Since January, 21 U.S. cities have placed restrictions on sharing food with homeless people, and 10 more cities have plans to do so.
According to a report released last week from the National Coalition for the Homeless, legislative action and community pressure is "criminalizing" feeding the hungry — and pushing the problem of hunger "out of sight."
“One of the most narrow-minded ideas when it comes to homelessness and food-sharing is that sharing food with people in need enables them to remain homeless,” the report said.
Food sharing is restricted by passing laws that require food permits to distribute food in public, such as on the street or in parks. Another method is stringent food-safety requirements.
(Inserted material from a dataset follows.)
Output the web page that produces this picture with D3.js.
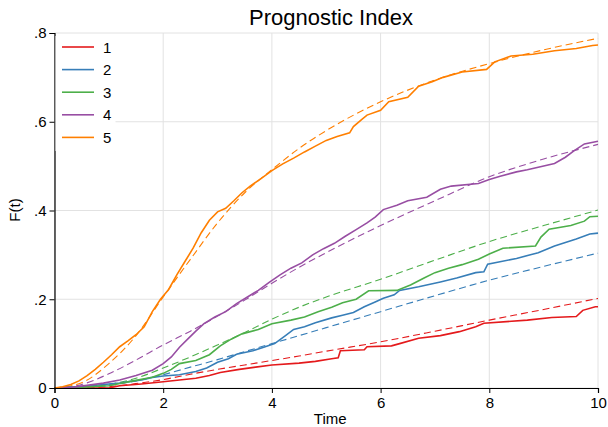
<!DOCTYPE html>
<html><head><meta charset="utf-8">
<script src="https://cdn.jsdelivr.net/npm/d3@7"></script>
<style>
html,body{margin:0;padding:0;background:#fff;}
text{font-family:"Liberation Sans",Arial,sans-serif;fill:#000;}
</style></head>
<body><svg id="c" width="608" height="427"></svg>
<script>
const groups = ["1","2","3","4","5"];
const colors = ["#e41a1c","#377eb8","#4daf4a","#984ea3","#ff7f00"];
const xTicks = [0,2,4,6,8,10];
const yTicks = [0,0.2,0.4,0.6,0.8];
const yTickLabels = ["0",".2",".4",".6",".8"];

// Kaplan-Meier curves [time, F(t)]
const km1 = [[0,0],[1.0,0],[1.2,0.005],[1.6,0.009],[2.0,0.014],[2.3,0.018],[2.6,0.022],[2.85,0.028],[3.05,0.035],[3.4,0.042],[3.7,0.047],[4.0,0.052],[4.5,0.056],[4.8,0.060],[5.1,0.066],[5.22,0.068],[5.26,0.084],[5.7,0.086],[5.75,0.093],[6.2,0.095],[6.35,0.100],[6.7,0.112],[7.1,0.118],[7.45,0.127],[7.75,0.138],[7.9,0.146],[8.7,0.153],[9.15,0.159],[9.6,0.161],[9.72,0.175],[9.95,0.183],[10,0.183]];
const km2 = [[0,0],[0.3,0.002],[0.6,0.004],[0.9,0.008],[1.2,0.011],[1.4,0.015],[1.6,0.018],[1.8,0.024],[2.0,0.027],[2.3,0.030],[2.6,0.037],[2.8,0.045],[3.0,0.058],[3.2,0.066],[3.35,0.076],[3.65,0.084],[3.85,0.092],[4.05,0.100],[4.25,0.118],[4.4,0.132],[4.6,0.138],[4.8,0.147],[5.1,0.158],[5.3,0.164],[5.5,0.170],[5.7,0.183],[5.9,0.194],[6.05,0.202],[6.25,0.210],[6.35,0.220],[6.7,0.228],[7.1,0.239],[7.4,0.248],[7.75,0.260],[7.9,0.262],[7.97,0.279],[8.5,0.292],[8.9,0.305],[9.2,0.320],[9.6,0.336],[9.85,0.347],[10,0.349]];
const km3 = [[0,0],[0.5,0.002],[1.0,0.005],[1.2,0.010],[1.45,0.016],[1.8,0.024],[2.0,0.033],[2.15,0.042],[2.3,0.055],[2.6,0.062],[2.85,0.075],[3.05,0.095],[3.25,0.110],[3.45,0.122],[3.75,0.132],[4.0,0.145],[4.35,0.153],[4.6,0.160],[4.85,0.172],[5.1,0.182],[5.3,0.192],[5.55,0.200],[5.78,0.219],[6.3,0.220],[6.55,0.232],[6.8,0.248],[7.0,0.260],[7.25,0.270],[7.5,0.278],[7.8,0.290],[8.0,0.302],[8.25,0.315],[8.85,0.320],[8.95,0.340],[9.1,0.358],[9.5,0.366],[9.75,0.376],[9.85,0.386],[10,0.387]];
const km4 = [[0,0],[0.35,0.002],[0.6,0.006],[0.9,0.011],[1.2,0.018],[1.5,0.028],[1.8,0.040],[2.0,0.055],[2.15,0.070],[2.3,0.092],[2.45,0.110],[2.6,0.128],[2.75,0.145],[2.95,0.160],[3.15,0.172],[3.35,0.190],[3.55,0.205],[3.75,0.220],[3.95,0.238],[4.15,0.255],[4.35,0.270],[4.55,0.282],[4.75,0.300],[4.95,0.314],[5.15,0.326],[5.35,0.342],[5.55,0.357],[5.75,0.372],[5.9,0.385],[6.05,0.402],[6.3,0.412],[6.5,0.422],[6.85,0.430],[7.1,0.448],[7.3,0.455],[7.8,0.461],[8.0,0.470],[8.2,0.477],[8.5,0.487],[8.7,0.492],[9.2,0.506],[9.4,0.520],[9.55,0.534],[9.75,0.550],[10,0.556]];
const km5 = [[0,0],[0.15,0.003],[0.3,0.008],[0.45,0.016],[0.6,0.028],[0.75,0.042],[0.9,0.058],[1.05,0.075],[1.2,0.093],[1.35,0.106],[1.5,0.120],[1.65,0.138],[1.8,0.172],[1.95,0.200],[2.1,0.222],[2.25,0.255],[2.4,0.285],[2.55,0.315],[2.7,0.350],[2.85,0.378],[3.0,0.397],[3.15,0.405],[3.3,0.422],[3.45,0.440],[3.6,0.455],[3.8,0.472],[4.0,0.490],[4.2,0.505],[4.4,0.518],[4.6,0.532],[4.8,0.545],[5.0,0.558],[5.2,0.567],[5.43,0.575],[5.5,0.589],[5.65,0.605],[5.75,0.615],[6.0,0.626],[6.15,0.645],[6.5,0.655],[6.7,0.680],[6.95,0.690],[7.15,0.700],[7.5,0.712],[7.95,0.718],[8.1,0.735],[8.4,0.748],[8.8,0.752],[9.2,0.760],[9.6,0.765],[9.9,0.772],[10,0.773]];

// fitted (parametric) curves
const fitTimes = [0,0.5,1,1.5,2,2.5,3,3.5,4,4.5,5,6,7,8,9,10];
const fit1 = [0,0,0.003,0.010,0.019,0.031,0.042,0.052,0.062,0.072,0.083,0.104,0.128,0.153,0.177,0.202];
const fit2 = [0,0.001,0.006,0.016,0.030,0.047,0.064,0.082,0.100,0.118,0.136,0.172,0.208,0.243,0.274,0.304];
const fit3 = [0,0.001,0.008,0.022,0.045,0.070,0.097,0.125,0.155,0.182,0.205,0.245,0.288,0.330,0.366,0.401];
const fit4 = [0,0.008,0.032,0.063,0.097,0.128,0.162,0.198,0.236,0.272,0.305,0.366,0.422,0.476,0.516,0.549];
const fit5 = [0,0.012,0.055,0.118,0.205,0.290,0.372,0.440,0.492,0.540,0.580,0.645,0.694,0.731,0.762,0.788];

const kms = [km1,km2,km3,km4,km5];
const fits = [fit1,fit2,fit3,fit4,fit5];

const svg = d3.select("#c");
const L=54.5, R=598, T=33, B=388;
const x = d3.scaleLinear().domain([0,10]).range([L,R]);
const y = d3.scaleLinear().domain([0,0.8]).range([B,T]);

// grid
const g = svg.append("g");
g.selectAll(".gx").data(xTicks).join("line")
  .attr("x1",d=>x(d)).attr("x2",d=>x(d)).attr("y1",T).attr("y2",B)
  .attr("stroke","#e2e2e2").attr("stroke-width",1);
g.selectAll(".gy").data(yTicks).join("line")
  .attr("x1",L).attr("x2",R).attr("y1",d=>y(d)).attr("y2",d=>y(d))
  .attr("stroke","#e2e2e2").attr("stroke-width",1);

svg.append("clipPath").attr("id","pc").append("rect")
  .attr("x",L).attr("y",T-10).attr("width",R-L+2).attr("height",B-T+10);

const plot = svg.append("g").attr("clip-path","url(#pc)");
const fitLine = d3.line().x(d=>x(d[0])).y(d=>y(d[1])).curve(d3.curveMonotoneX);
const kmLine = d3.line().x(d=>x(d[0])).y(d=>y(d[1])).curve(d3.curveLinear);

fits.forEach((f,i)=>{
  plot.append("path").datum(fitTimes.map((t,j)=>[t,f[j]]))
    .attr("d",fitLine).attr("fill","none").attr("stroke",colors[i])
    .attr("stroke-width",1.1).attr("stroke-dasharray","7,4");
});
kms.forEach((k,i)=>{
  plot.append("path").datum(k)
    .attr("d",kmLine).attr("fill","none").attr("stroke",colors[i])
    .attr("stroke-width",1.6).attr("stroke-linejoin","miter");
});

// axes
const xAxis = d3.axisBottom(x).tickValues(xTicks).tickSize(5).tickPadding(4).tickFormat(d3.format("d"));
const yAxis = d3.axisLeft(y).tickValues(yTicks).tickSize(5).tickPadding(3).tickFormat((d,i)=>yTickLabels[i]);
const ax = svg.append("g").attr("transform",`translate(0,${B})`).call(xAxis);
const ay = svg.append("g").attr("transform",`translate(${L},0)`).call(yAxis);
[ax,ay].forEach(a=>{
  a.select(".domain").attr("stroke","#000").attr("stroke-width",1.2);
  a.selectAll(".tick line").attr("stroke","#000");
  a.selectAll(".tick text").attr("font-size",15).attr("font-family","Liberation Sans, Arial, sans-serif").attr("fill","#000");
});

// legend
const lg = svg.append("g");
lg.append("rect").attr("x",L+1).attr("y",T+3).attr("width",60).attr("height",115).attr("fill","#fff");
groups.forEach((gname,i)=>{
  const yy = 47 + i*22.6;
  lg.append("line").attr("x1",62).attr("x2",94).attr("y1",yy).attr("y2",yy)
    .attr("stroke",colors[i]).attr("stroke-width",1.6);
  lg.append("text").attr("x",103).attr("y",yy+5.5).attr("font-size",15).text(gname);
});

// titles
svg.append("text").attr("x",331).attr("y",25).attr("text-anchor","middle")
  .attr("font-size",22).text("Prognostic Index");
svg.append("text").attr("x",(L+R)/2+4).attr("y",424).attr("text-anchor","middle")
  .attr("font-size",15).text("Time");
svg.append("text").attr("transform","translate(20,210) rotate(-90)").attr("text-anchor","middle")
  .attr("font-size",15).text("F(t)");
</script></body></html>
The third, and perhaps most subtle method, according to NCH, is community restrictions set by homeowners and business owners who want to keep homeless "out of their backyard," and pressure food pantries and other services out of their neighborhoods, so that homeless aren't "attracted" to their area.
One in six people in the U.S. struggles to get enough to eat, according to Feeding America, and failure to serve these populations puts vulnerable people at risk, according to the NCH.
"If cities continue to restrict or ban the compassionate act of food-sharing, homeless individuals' physical, mental and emotional health will suffer and deteriorate over time," says the report.
The general public shares food in lots of occasions and situations — at schools, in homes, at fundraisers — but "only a homeless person is going to see the inside of a jail cell for performing these activities," Paul Boden, director of Western Regional Advocacy Project that launched the Homeless Bill of Rights campaign, told Al Jazeera. The NCH calls the restrictions "discriminatory."
The restrictions come at a time when more people and families rely on food pantries to put food on the table. A Hunger and Homelessness survey by the U.S. Conference of Mayors said that 19 of the 25 cities in the report had an uptick in requests for emergency food assistance in the last 12 months.
The same survey found that all responding cities said that "emergency kitchens and food pantries had to reduce the quantity of food persons could receive at each food pantry visit or the amount of food offered per-meal at emergency kitchens. In 78 percent of these cities, they had to reduce the number of times a person or family could visit a food pantry each month.”